> **Supplied material**
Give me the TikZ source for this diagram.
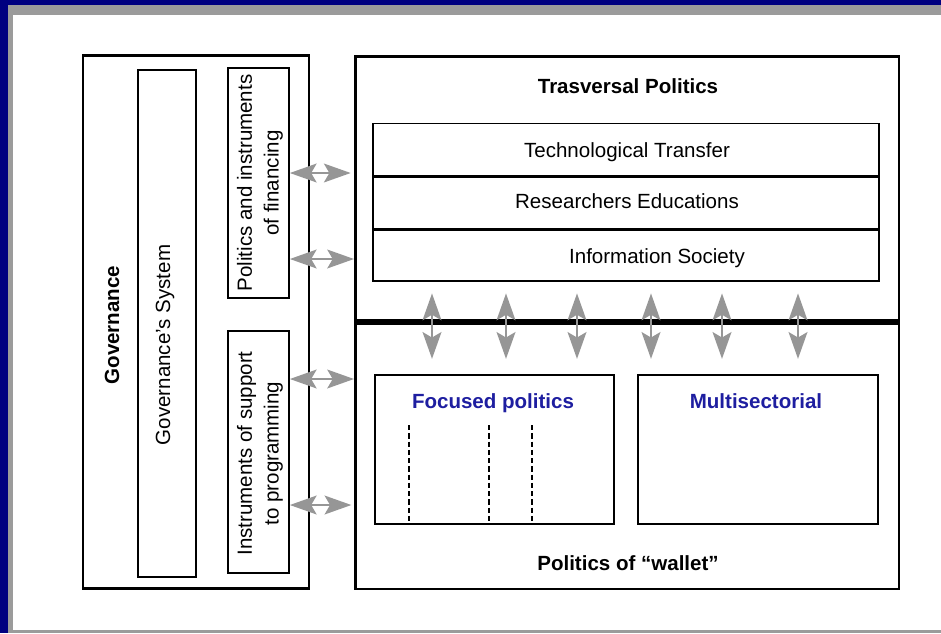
\documentclass[tikz,border=0pt]{standalone}
\usepackage{fontspec}
\setmainfont{Liberation Sans}
\usetikzlibrary{arrows.meta}
\definecolor{framenavy}{RGB}{0,0,128}
\definecolor{framegray}{RGB}{155,155,155}
\definecolor{arrowgray}{RGB}{150,150,150}
\definecolor{titleblue}{RGB}{30,30,160}
\begin{document}
\begin{tikzpicture}[x=0.75pt,y=-0.75pt,
  outerbox/.style={draw, line width=2.2pt, inner sep=0pt},
  innerbox/.style={draw, line width=1.2pt, inner sep=0pt},
  lbl/.style={inner sep=0pt, align=center, font=\fontsize{15.4}{20}\selectfont},
  boldlbl/.style={inner sep=0pt, font=\fontsize{15.4}{20}\selectfont\bfseries},
  dblarrow/.style={draw=arrowgray, line width=2.2pt,
    {Stealth[length=20pt,width=14pt,inset=4pt]}-{Stealth[length=20pt,width=14pt,inset=4pt]}},
  dashline/.style={line width=1pt, dash pattern=on 4pt off 2.2pt}]
\useasboundingbox (0,0) rectangle (941,633);
% window frame
\fill[framenavy] (0,0) rectangle (941,5);
\fill[framenavy] (0,0) rectangle (8,633);
\fill[framegray] (8,5) rectangle (941,15);
\fill[framegray] (8,5) rectangle (13,633);
\fill[framegray] (8,630) rectangle (941,633);
% governance side
\node[outerbox, minimum width=169.5pt, minimum height=399.75pt] (gov) at (196,322) {};
\node[boldlbl, rotate=90, anchor=base] (govtxt) at (119,325) {Governance};
\node[innerbox, minimum width=43.5pt, minimum height=380.25pt] (govsys) at (167,323.5) {};
\node[lbl, rotate=90, anchor=base] (govsystxt) at (170,345) {Governance's System};
\node[innerbox, minimum width=45.75pt, minimum height=172.5pt] (finbox) at (258.5,183) {};
\node[lbl, rotate=90] (fintxt) at (260,183) {Politics and instruments\\of financing};
\node[innerbox, minimum width=45.75pt, minimum height=181.5pt] (progbox) at (258.5,452) {};
\node[lbl, rotate=90] (progtxt) at (260,453.5) {Instruments of support\\to programming};
% politics side
\node[outerbox, minimum width=407.6pt, minimum height=399.4pt] (trans) at (627.25,322.75) {};
\node[boldlbl, anchor=base] (transtxt) at (628,93) {Trasversal Politics};
\node[innerbox, minimum width=379.5pt, minimum height=39.4pt] (techrow) at (626,149.75) {};
\node[innerbox, minimum width=379.5pt, minimum height=39.4pt] (edurow) at (626,202.5) {};
\node[innerbox, minimum width=379.5pt, minimum height=39.4pt] (inforow) at (626,255) {};
\draw[line width=1.9pt] (techrow.south west) -- (techrow.south east);
\draw[line width=1.9pt] (edurow.south west) -- (edurow.south east);
\node[lbl, anchor=base] (techtxt) at (627,157) {Technological Transfer};
\node[lbl, anchor=base] (edutxt) at (627,208.5) {Researchers Educations};
\node[lbl, anchor=base] (infotxt) at (657,263) {Information Society};
\draw[line width=4.3pt] (trans.west |- 0,321.7) -- (trans.east |- 0,321.7);
\node[innerbox, minimum width=179.25pt, minimum height=111.75pt] (focus) at (494.5,449.5) {};
\node[boldlbl, text=titleblue, anchor=base] (focustxt) at (493,408) {Focused politics};
\draw[dashline] (409,425) -- (focus.south -| 409,0);
\draw[dashline] (489,425) -- (focus.south -| 489,0);
\draw[dashline] (532,425) -- (focus.south -| 532,0);
\node[innerbox, minimum width=180pt, minimum height=111.75pt] (multi) at (758,449.5) {};
\node[boldlbl, text=titleblue, anchor=base] (multitxt) at (756,408) {Multisectorial};
\node[boldlbl, anchor=base] (wallettxt) at (628,570) {Politics of “wallet”};
% links
\draw[dblarrow, shorten >=2.5pt] (finbox.east |- 0,173) -- (trans.west |- 0,173);
\draw[dblarrow] (finbox.east |- 0,259) -- (trans.west |- 0,259);
\draw[dblarrow] (progbox.east |- 0,379) -- (trans.west |- 0,379);
\draw[dblarrow, shorten >=2pt] (progbox.east |- 0,505) -- (trans.west |- 0,505);
\foreach \ax/\tgt in {432/focus,506/focus,577/focus,651/multi,722/multi,798/multi}
  \draw[dblarrow, shorten <=8.5pt, shorten >=11.5pt] (inforow.south -| \ax,0) -- (\tgt.north -| \ax,0);
\end{tikzpicture}
\end{document}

> **What to do**
Reproduce the listing above exactly, excluding all pictures.

> **Exercise answer**
Give me the TikZ source for this diagram.
\documentclass[tikz,border=0pt]{standalone}
\usepackage{fontspec}
\setmainfont{Liberation Sans}
\usetikzlibrary{arrows.meta}
\definecolor{framenavy}{RGB}{0,0,128}
\definecolor{framegray}{RGB}{155,155,155}
\definecolor{arrowgray}{RGB}{150,150,150}
\definecolor{titleblue}{RGB}{30,30,160}
\begin{document}
\begin{tikzpicture}[x=0.75pt,y=-0.75pt,
  outerbox/.style={draw, line width=2.2pt, inner sep=0pt},
  innerbox/.style={draw, line width=1.2pt, inner sep=0pt},
  lbl/.style={inner sep=0pt, align=center, font=\fontsize{15.4}{20}\selectfont},
  boldlbl/.style={inner sep=0pt, font=\fontsize{15.4}{20}\selectfont\bfseries},
  dblarrow/.style={draw=arrowgray, line width=2.2pt,
    {Stealth[length=20pt,width=14pt,inset=4pt]}-{Stealth[length=20pt,width=14pt,inset=4pt]}},
  dashline/.style={line width=1pt, dash pattern=on 4pt off 2.2pt}]
\useasboundingbox (0,0) rectangle (941,633);
% window frame
\fill[framenavy] (0,0) rectangle (941,5);
\fill[framenavy] (0,0) rectangle (8,633);
\fill[framegray] (8,5) rectangle (941,15);
\fill[framegray] (8,5) rectangle (13,633);
\fill[framegray] (8,630) rectangle (941,633);
% governance side
\node[outerbox, minimum width=169.5pt, minimum height=399.75pt] (gov) at (196,322) {};
\node[boldlbl, rotate=90, anchor=base] (govtxt) at (119,325) {Governance};
\node[innerbox, minimum width=43.5pt, minimum height=380.25pt] (govsys) at (167,323.5) {};
\node[lbl, rotate=90, anchor=base] (govsystxt) at (170,345) {Governance's System};
\node[innerbox, minimum width=45.75pt, minimum height=172.5pt] (finbox) at (258.5,183) {};
\node[lbl, rotate=90] (fintxt) at (260,183) {Politics and instruments\\of financing};
\node[innerbox, minimum width=45.75pt, minimum height=181.5pt] (progbox) at (258.5,452) {};
\node[lbl, rotate=90] (progtxt) at (260,453.5) {Instruments of support\\to programming};
% politics side
\node[outerbox, minimum width=407.6pt, minimum height=399.4pt] (trans) at (627.25,322.75) {};
\node[boldlbl, anchor=base] (transtxt) at (628,93) {Trasversal Politics};
\node[innerbox, minimum width=379.5pt, minimum height=39.4pt] (techrow) at (626,149.75) {};
\node[innerbox, minimum width=379.5pt, minimum height=39.4pt] (edurow) at (626,202.5) {};
\node[innerbox, minimum width=379.5pt, minimum height=39.4pt] (inforow) at (626,255) {};
\draw[line width=1.9pt] (techrow.south west) -- (techrow.south east);
\draw[line width=1.9pt] (edurow.south west) -- (edurow.south east);
\node[lbl, anchor=base] (techtxt) at (627,157) {Technological Transfer};
\node[lbl, anchor=base] (edutxt) at (627,208.5) {Researchers Educations};
\node[lbl, anchor=base] (infotxt) at (657,263) {Information Society};
\draw[line width=4.3pt] (trans.west |- 0,321.7) -- (trans.east |- 0,321.7);
\node[innerbox, minimum width=179.25pt, minimum height=111.75pt] (focus) at (494.5,449.5) {};
\node[boldlbl, text=titleblue, anchor=base] (focustxt) at (493,408) {Focused politics};
\draw[dashline] (409,425) -- (focus.south -| 409,0);
\draw[dashline] (489,425) -- (focus.south -| 489,0);
\draw[dashline] (532,425) -- (focus.south -| 532,0);
\node[innerbox, minimum width=180pt, minimum height=111.75pt] (multi) at (758,449.5) {};
\node[boldlbl, text=titleblue, anchor=base] (multitxt) at (756,408) {Multisectorial};
\node[boldlbl, anchor=base] (wallettxt) at (628,570) {Politics of “wallet”};
% links
\draw[dblarrow, shorten >=2.5pt] (finbox.east |- 0,173) -- (trans.west |- 0,173);
\draw[dblarrow] (finbox.east |- 0,259) -- (trans.west |- 0,259);
\draw[dblarrow] (progbox.east |- 0,379) -- (trans.west |- 0,379);
\draw[dblarrow, shorten >=2pt] (progbox.east |- 0,505) -- (trans.west |- 0,505);
\foreach \ax/\tgt in {432/focus,506/focus,577/focus,651/multi,722/multi,798/multi}
  \draw[dblarrow, shorten <=8.5pt, shorten >=11.5pt] (inforow.south -| \ax,0) -- (\tgt.north -| \ax,0);
\end{tikzpicture}
\end{document}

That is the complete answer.